Exercise goal: Stop at the line containing "(#1-7,#2) -- (#1+7,#2)": write out every line from the beginning of the entries up to and including it, minus the pictures.

Extracted data:
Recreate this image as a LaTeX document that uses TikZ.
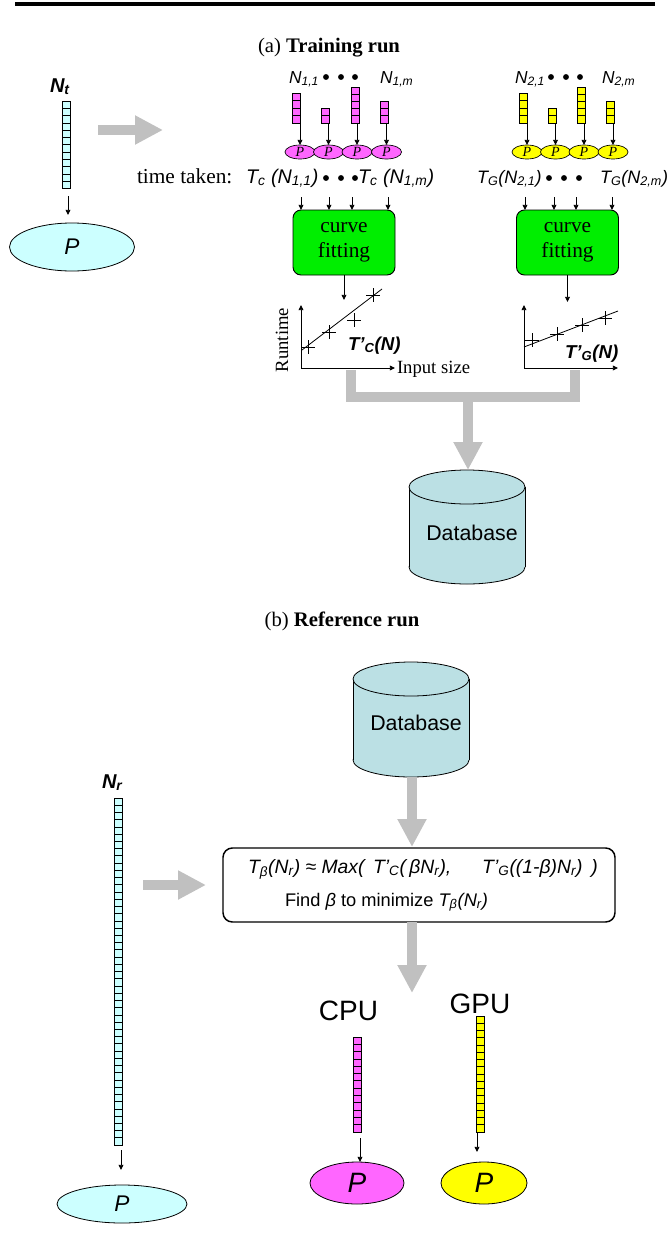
\documentclass[tikz,border=0pt]{standalone}
\usepackage{fontspec}
\setmainfont{Liberation Serif}
\setsansfont{Liberation Sans}
\usetikzlibrary{arrows.meta,shapes.geometric}

\definecolor{cyanc}{RGB}{204,255,255}
\definecolor{magc}{RGB}{255,102,255}
\definecolor{yelc}{RGB}{255,255,0}
\definecolor{grnc}{RGB}{0,238,0}
\definecolor{dbc}{RGB}{187,224,228}
\definecolor{grayc}{RGB}{192,192,192}

\newcommand\sfi{\sffamily\itshape}
% name, x, ytop, ncells, cell height (px), colour
\newcommand\mkbar[6]{%
  \node[barbox, fill=#6, minimum height={#4*#5*0.75pt}] (#1) at (#2,#3) {};
  \foreach \ci in {1,...,#4}{\draw[cellline] ([yshift={-\ci*#5*0.75pt}]#1.north west) -- ([yshift={-\ci*#5*0.75pt}]#1.north east);}
}
\newcommand\pcross[2]{\draw[plotline] (#1-7,#2) -- (#1+7,#2) (#1,#2-7) -- (#1,#2+7);}

\begin{document}
\begin{tikzpicture}[x=0.75pt,y=-0.75pt,
  every node/.style={inner sep=0pt, outer sep=0pt},
  barbox/.style={draw, line width=0.6pt, minimum width=6pt, anchor=north},
  cellline/.style={line width=0.6pt},
  arr/.style={-{Triangle[length=3.8pt,width=3.6pt]}, line width=0.6pt},
  plotline/.style={line width=0.6pt},
  gbig/.style={draw=grayc, line width=7.5pt, -{Triangle[length=21pt,width=20.5pt]}},
  gline/.style={draw=grayc, line width=7pt, line join=miter},
  pell/.style={ellipse, draw, line width=0.5pt, minimum width=22.5pt, minimum height=10.5pt, font=\fontsize{10.5}{10.5}\selectfont\itshape},
  bigell/.style={ellipse, draw, line width=0.6pt},
  dot/.style={circle, fill=black, minimum size=4.4pt},
  nlab/.style={anchor=base west, font=\sfi\fontsize{13}{13}\selectfont},
  tlab/.style={anchor=base west, font=\sfi\fontsize{13.5}{13.5}\selectfont},
  tclab/.style={anchor=base west, font=\sfi\fontsize{14.8}{14.8}\selectfont},
  cfbox/.style={draw, line width=0.7pt, fill=grnc, rounded corners=6pt, minimum width=76.5pt, minimum height=48.75pt, align=center, font=\fontsize{16}{18.75}\selectfont},
  dbline/.style={line width=0.6pt},
  ttl/.style={anchor=base, font=\fontsize{15.5}{18}\selectfont}
]
\useasboundingbox (0,0) rectangle (669,1249);
\fill[white] (0,0) rectangle (669,1249);

% top rule
\draw[line width=2.3pt] (15,4) -- (655,4);

% ---------------- (a) Training run ----------------
\node[ttl] (ta) at (329,52) {(a) \textbf{Training run}};

% N_t input
\node[anchor=base west, font=\sfi\bfseries\fontsize{15}{15}\selectfont] (nt) at (50,92) {N\textsubscript{t}};
\mkbar{ntb}{66}{101}{12}{7.3}{cyanc}
\node[bigell, fill=cyanc, minimum width=93.75pt, minimum height=36pt, font=\sfi\fontsize{17}{17}\selectfont] (ptr) at (72,247) {P};
\coordinate (nta) at (68,196);
\coordinate (ntae) at (68,215);
\draw[arr] (nta) -- (ntae);

% gray arrow
\coordinate (ga1s) at (98,130);
\coordinate (ga1e) at (163,130);
\draw[gbig] (ga1s) -- (ga1e);

% CPU training group
\node[nlab] (n11) at (289,83) {N\textsubscript{1,1}};
\node[dot] (d11) at (326,77) {};
\node[dot] (d12) at (341,77) {};
\node[dot] (d13) at (355,77) {};
\node[nlab] (n1m) at (380,83) {N\textsubscript{1,m}};

\mkbar{b11}{296}{93}{4}{7.5}{magc}
\mkbar{b12}{325.5}{108}{2}{7.5}{magc}
\mkbar{b13}{355.5}{87}{5}{7.2}{magc}
\mkbar{b14}{384.5}{101}{3}{7.3}{magc}
\node[pell, fill=magc] (e11) at (300,152) {P};
\node[pell, fill=magc] (e12) at (328.5,152) {P};
\node[pell, fill=magc] (e13) at (357,152) {P};
\node[pell, fill=magc] (e14) at (386.5,152) {P};
\foreach \b/\e in {b11/e11,b12/e12,b13/e13,b14/e14}{\draw[arr] (\b.south -| \e.north) -- (\e.north);}

\node[anchor=base west, font=\fontsize{16}{16}\selectfont] (tt) at (137,183) {time taken:};
\node[tclab] (tc1) at (246,183) {T\textsubscript{c} (N\textsubscript{1,1})};
\node[dot] (d14) at (326,178) {};
\node[dot] (d15) at (341,178) {};
\node[dot] (d16) at (355,178) {};
\node[tclab] (tc2) at (358,183) {T\textsubscript{c} (N\textsubscript{1,m})};

\node[cfbox] (cf1) at (344,242.5) {curve\\fitting};
\coordinate (c11) at (301,197);
\coordinate (c12) at (329,197);
\coordinate (c13) at (352,197);
\coordinate (c14) at (388,197);
\foreach \c in {c11,c12,c13,c14}{\draw[arr] (\c) -- (\c |- cf1.north);}

\coordinate (p1top) at (344,300);
\draw[arr] (cf1.south) -- (p1top);

% plot 1
\coordinate (o1) at (301,368);
\coordinate (y1) at (301,305);
\coordinate (x1) at (395,368);
\draw[arr] (o1) -- (y1);
\draw[arr] (o1) -- (x1);
\draw[plotline] (302,350) -- (382,289);
\pcross{308}{347}
\pcross{329}{332}
\pcross{354}{320}
\pcross{373}{295}
\node[anchor=base west, font=\sffamily\bfseries\itshape\fontsize{14}{14}\selectfont] (tcn) at (348,350) {T’\textsubscript{C}(N)};
\node[rotate=90, font=\fontsize{14}{14}\selectfont] (rt) at (282,340) {Runtime};
\node[anchor=base west, font=\fontsize{14}{14}\selectfont] (is) at (397,373) {Input size};

% GPU training group
\node[nlab] (n21) at (515,83) {N\textsubscript{2,1}};
\node[dot] (d21) at (551,77) {};
\node[dot] (d22) at (566,77) {};
\node[dot] (d23) at (580,77) {};
\node[nlab] (n2m) at (602,83) {N\textsubscript{2,m}};

\mkbar{b21}{523}{93}{4}{7.5}{yelc}
\mkbar{b22}{552}{108}{2}{7.5}{yelc}
\mkbar{b23}{581.5}{87}{5}{7.2}{yelc}
\mkbar{b24}{610}{101}{3}{7.3}{yelc}
\node[pell, fill=yelc] (e21) at (527,152) {P};
\node[pell, fill=yelc] (e22) at (555.5,152) {P};
\node[pell, fill=yelc] (e23) at (584,152) {P};
\node[pell, fill=yelc] (e24) at (613,152) {P};
\foreach \b/\e in {b21/e21,b22/e22,b23/e23,b24/e24}{\draw[arr] (\b.south -| \e.north) -- (\e.north);}

\node[tlab] (tg1) at (477,183) {T\textsubscript{G}(N\textsubscript{2,1})};
\node[dot] (d24) at (549,178) {};
\node[dot] (d25) at (564,178) {};
\node[dot] (d26) at (579,178) {};
\node[tlab] (tg2) at (600,183) {T\textsubscript{G}(N\textsubscript{2,m})};

\node[cfbox] (cf2) at (567.5,242.5) {curve\\fitting};
\coordinate (c21) at (525,197);
\coordinate (c22) at (554,197);
\coordinate (c23) at (576,197);
\coordinate (c24) at (612,197);
\foreach \c in {c21,c22,c23,c24}{\draw[arr] (\c) -- (\c |- cf2.north);}

\coordinate (p2top) at (567.5,302);
\draw[arr] (cf2.south) -- (p2top);

% plot 2
\coordinate (o2) at (524,368);
\coordinate (y2) at (524,305);
\coordinate (x2) at (618,368);
\draw[arr] (o2) -- (y2);
\draw[arr] (o2) -- (x2);
\draw[plotline] (524,347) -- (618,311);
\pcross{532}{340}
\pcross{557}{334}
\pcross{582}{325}
\pcross{605}{318}
\node[anchor=base west, font=\sffamily\bfseries\itshape\fontsize{14}{14}\selectfont] (tgn) at (565,358) {T’\textsubscript{G}(N)};

% database 1
\draw[dbline, fill=dbc] (467,567) ellipse [x radius=58, y radius=17];
\fill[dbc] (409,487) rectangle (525,567);
\draw[dbline] (409,487) -- (409,567) (525,487) -- (525,567);
\draw[dbline, fill=dbc] (467,487) ellipse [x radius=58, y radius=17];
\node[minimum width=87pt, minimum height=85.5pt] (db1) at (467,527) {};
\node[font=\sffamily\fontsize{16}{16}\selectfont] (db1t) at (472,533) {Database};

% gray merging connectors
\coordinate (g1) at (351,370);
\coordinate (g2) at (575,370);
\coordinate (gj) at (468,397);
\draw[gline] (g1) |- (gj) -| (g2);
\draw[gbig] (gj) -- (gj |- db1.north);

% ---------------- (b) Reference run ----------------
\node[ttl] (tb) at (342,626) {(b) \textbf{Reference run}};

% database 2
\draw[dbline, fill=dbc] (411,760) ellipse [x radius=58, y radius=17];
\fill[dbc] (353,679) rectangle (469,760);
\draw[dbline] (353,679) -- (353,760) (469,679) -- (469,760);
\draw[dbline, fill=dbc] (411,679) ellipse [x radius=58, y radius=17];
\node[minimum width=87pt, minimum height=86.25pt] (db2) at (411,719.5) {};
\node[font=\sffamily\fontsize{16}{16}\selectfont] (db2t) at (416,723) {Database};

% formula box
\node[draw, line width=1.1pt, rounded corners=7pt, minimum width=294pt, minimum height=55.5pt] (fbox) at (419,885) {};
\node[anchor=base west, font=\sfi\fontsize{14.5}{14.5}\selectfont] (fl1) at (248,873) {T\textsubscript{β}(N\textsubscript{r}) ≈ Max(\, T’\textsubscript{C}(\,βN\textsubscript{r}),\hspace{1.6em}T’\textsubscript{G}((1-β)N\textsubscript{r})\, )};
\node[anchor=base west, font=\sffamily\fontsize{13.7}{13.7}\selectfont] (fl2) at (285,906) {Find \textit{β} to minimize \textit{T\textsubscript{β}(N\textsubscript{r})}};

\coordinate (dbt) at (412,847);
\draw[gbig] (db2.south -| dbt) -- (dbt);

% N_r input
\node[anchor=base west, font=\sfi\bfseries\fontsize{15}{15}\selectfont] (nr) at (102,788) {N\textsubscript{r}};
\mkbar{nrb}{118}{798}{48}{7.23}{cyanc}
\coordinate (nra) at (121,1150);
\coordinate (nrae) at (121,1170);
\draw[arr] (nra) -- (nrae);
\node[bigell, fill=cyanc, minimum width=97.5pt, minimum height=28.5pt, font=\sfi\fontsize{17}{17}\selectfont] (pr) at (122,1204) {P};

\coordinate (ga2s) at (143,885);
\coordinate (ga2e) at (206,885);
\draw[gbig] (ga2s) -- (ga2e);

% to CPU / GPU
\coordinate (tipc) at (412,993);
\draw[gbig] (fbox.south -| tipc) -- (tipc);

\node[anchor=base, font=\sffamily\fontsize{21}{21}\selectfont] (cpu) at (348.5,1020) {CPU};
\node[anchor=base, font=\sffamily\fontsize{21}{21}\selectfont] (gpu) at (480,1013) {GPU};
\mkbar{cb}{357}{1037}{13}{7.3}{magc}
\mkbar{gb}{480.5}{1016}{16}{7.25}{yelc}
\node[bigell, fill=magc, minimum width=70.5pt, minimum height=31.5pt, font=\sfi\fontsize{21}{21}\selectfont] (cp) at (357,1183) {P};
\node[bigell, fill=yelc, minimum width=64.5pt, minimum height=31.5pt, font=\sfi\fontsize{21}{21}\selectfont] (gp) at (484,1183) {P};
\coordinate (ca) at (360,1138);
\draw[arr] (ca) -- (ca |- cp.north);
\coordinate (gae) at (477,1152);
\draw[arr] (gb.south -| gae) -- (gae);

\end{tikzpicture}
\end{document}
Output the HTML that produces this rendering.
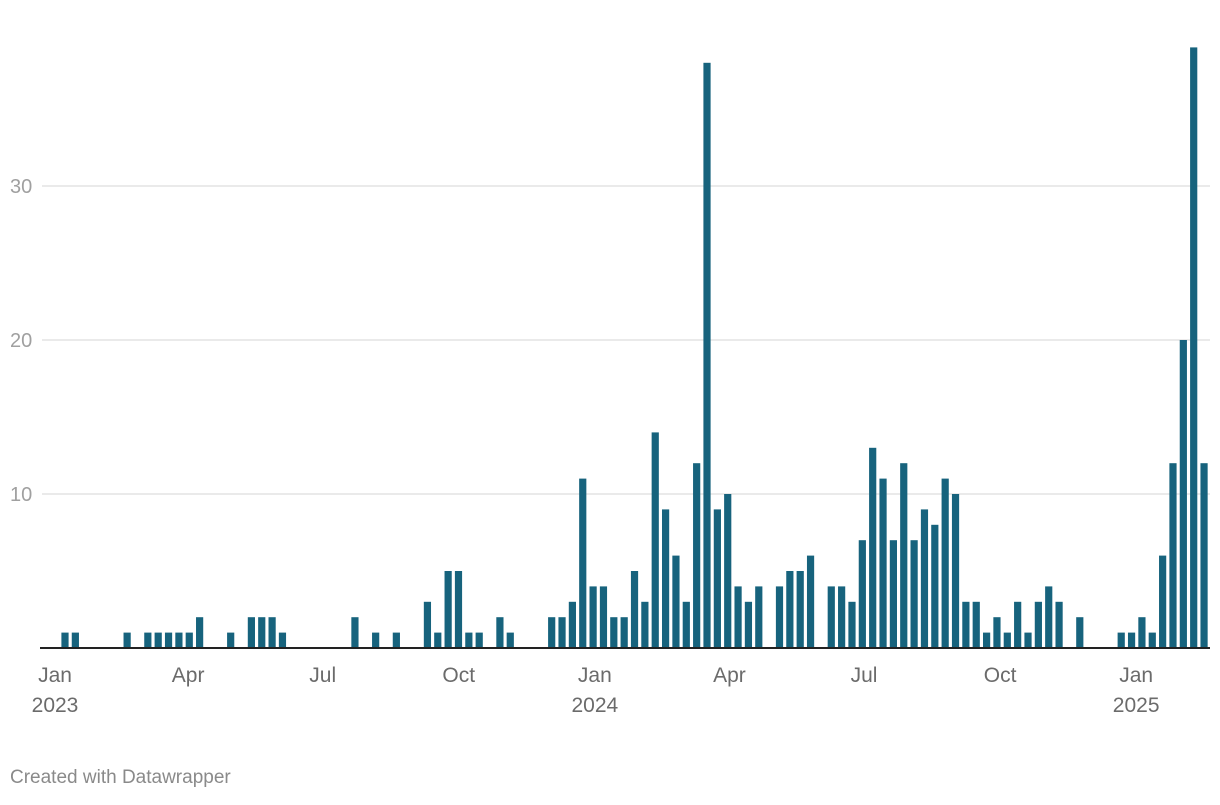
<!DOCTYPE html>
<html><head><meta charset="utf-8"><style>
body{margin:0;background:#fff;width:1220px;height:800px;overflow:hidden;font-family:"Liberation Sans",sans-serif}
svg text{font-family:"Liberation Sans",sans-serif}
</style></head><body>
<svg id="chart" width="1220" height="800" viewBox="0 0 1220 800">
<g id="grid"></g><g id="bars"></g><g id="xaxis"></g>
<text x="10" y="783" font-size="19" fill="#8a8a8a">Created with Datawrapper</text>
</svg>
<script>
const values=[1,1,0,0,0,0,1,0,1,1,1,1,1,2,0,0,1,0,2,2,2,1,0,0,0,0,0,0,2,0,1,0,1,0,0,3,1,5,5,1,1,0,2,1,0,0,0,2,2,3,11,4,4,2,2,5,3,14,9,6,3,12,38,9,10,4,3,4,0,4,5,5,6,0,4,4,3,7,13,11,7,12,7,9,8,11,10,3,3,1,2,1,3,1,3,4,3,0,2,0,0,0,1,1,2,1,6,12,20,39,12];
const yTicks=[10,20,30];
const xTickLabels=["Jan","Apr","Jul","Oct","Jan","Apr","Jul","Oct","Jan"];
const xTickYears=["2023","","","","2024","","","","2025"];
const xTickDays=[0,90,181,273,365,456,547,639,731];
const NS='http://www.w3.org/2000/svg';
const y0=648,pxPerUnit=15.4;
function yS(v){return y0-v*pxPerUnit;}
function xBar(i){return 65+i*10.355;}
function xDay(d){return 55+d*1.479;}
const grid=document.getElementById('grid');
yTicks.forEach(t=>{
 const l=document.createElementNS(NS,'line');
 
 
 l.setAttribute('x1',42);l.setAttribute('x2',1210);l.setAttribute('y1',yS(t));l.setAttribute('y2',yS(t));
 l.setAttribute('stroke','#e3e3e3');l.setAttribute('stroke-width','1.5');grid.appendChild(l);
 const tx=document.createElementNS(NS,'text');
 
 
 tx.setAttribute('x',10);tx.setAttribute('y',yS(t)+7);tx.setAttribute('font-size','20');tx.setAttribute('fill','#a0a0a0');
 tx.textContent=t;grid.appendChild(tx);
});
const bars=document.getElementById('bars');
values.forEach((v,i)=>{
 if(v<=0)return;
 const r=document.createElementNS(NS,'rect');
 
 
 r.setAttribute('x',xBar(i)-3.6);r.setAttribute('width',7.2);
 r.setAttribute('y',yS(v));r.setAttribute('height',v*pxPerUnit);
 r.setAttribute('fill','#17637d');bars.appendChild(r);
});
const xa=document.getElementById('xaxis');
const base=document.createElementNS(NS,'line');


base.setAttribute('x1',40);base.setAttribute('x2',1210);base.setAttribute('y1',y0);base.setAttribute('y2',y0);
base.setAttribute('stroke','#222');base.setAttribute('stroke-width','2');xa.appendChild(base);
xTickLabels.forEach((lab,k)=>{
 const x=xDay(xTickDays[k]);
 const t=document.createElementNS(NS,'text');
 
 
 t.setAttribute('x',x);t.setAttribute('y',682);t.setAttribute('text-anchor','middle');
 t.setAttribute('font-size','21');t.setAttribute('fill','#6b6b6b');t.textContent=lab;xa.appendChild(t);
 if(xTickYears[k]){
  const t2=document.createElementNS(NS,'text');
  
  
  t2.setAttribute('x',x);t2.setAttribute('y',712);t2.setAttribute('text-anchor','middle');
  t2.setAttribute('font-size','21');t2.setAttribute('fill','#6b6b6b');t2.textContent=xTickYears[k];xa.appendChild(t2);
 }
});
</script>
</body></html>
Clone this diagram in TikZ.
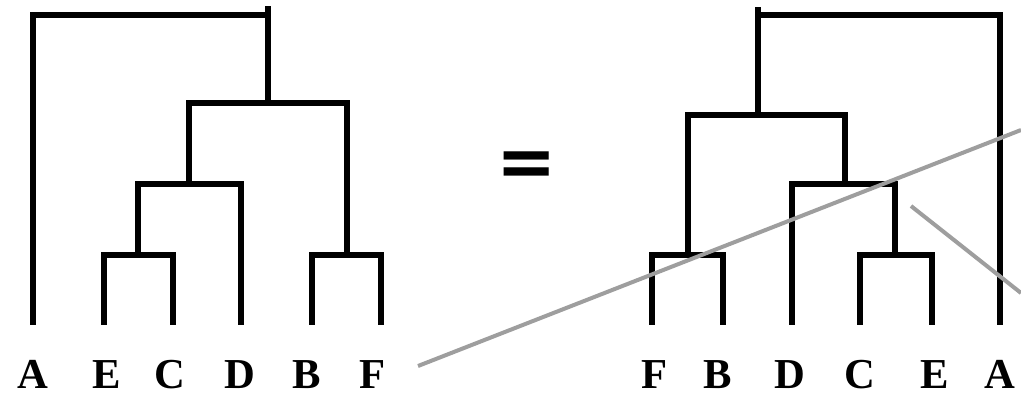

Task result:
Recreate this image as a LaTeX document that uses TikZ.
\documentclass[tikz,border=0pt]{standalone}
\usepackage{fontspec}
\setmainfont{Liberation Serif}
\setsansfont{Liberation Sans}
\usetikzlibrary{arrows.meta,shapes.geometric}

\definecolor{cyanc}{RGB}{204,255,255}
\definecolor{magc}{RGB}{255,102,255}
\definecolor{yelc}{RGB}{255,255,0}
\definecolor{grnc}{RGB}{0,238,0}
\definecolor{dbc}{RGB}{187,224,228}
\definecolor{grayc}{RGB}{192,192,192}

\newcommand\sfi{\sffamily\itshape}
% name, x, ytop, ncells, cell height (px), colour
\newcommand\mkbar[6]{%
  \node[barbox, fill=#6, minimum height={#4*#5*0.75pt}] (#1) at (#2,#3) {};
  \foreach \ci in {1,...,#4}{\draw[cellline] ([yshift={-\ci*#5*0.75pt}]#1.north west) -- ([yshift={-\ci*#5*0.75pt}]#1.north east);}
}
\newcommand\pcross[2]{\draw[plotline] (#1-7,#2) -- (#1+7,#2) (#1,#2-7) -- (#1,#2+7);}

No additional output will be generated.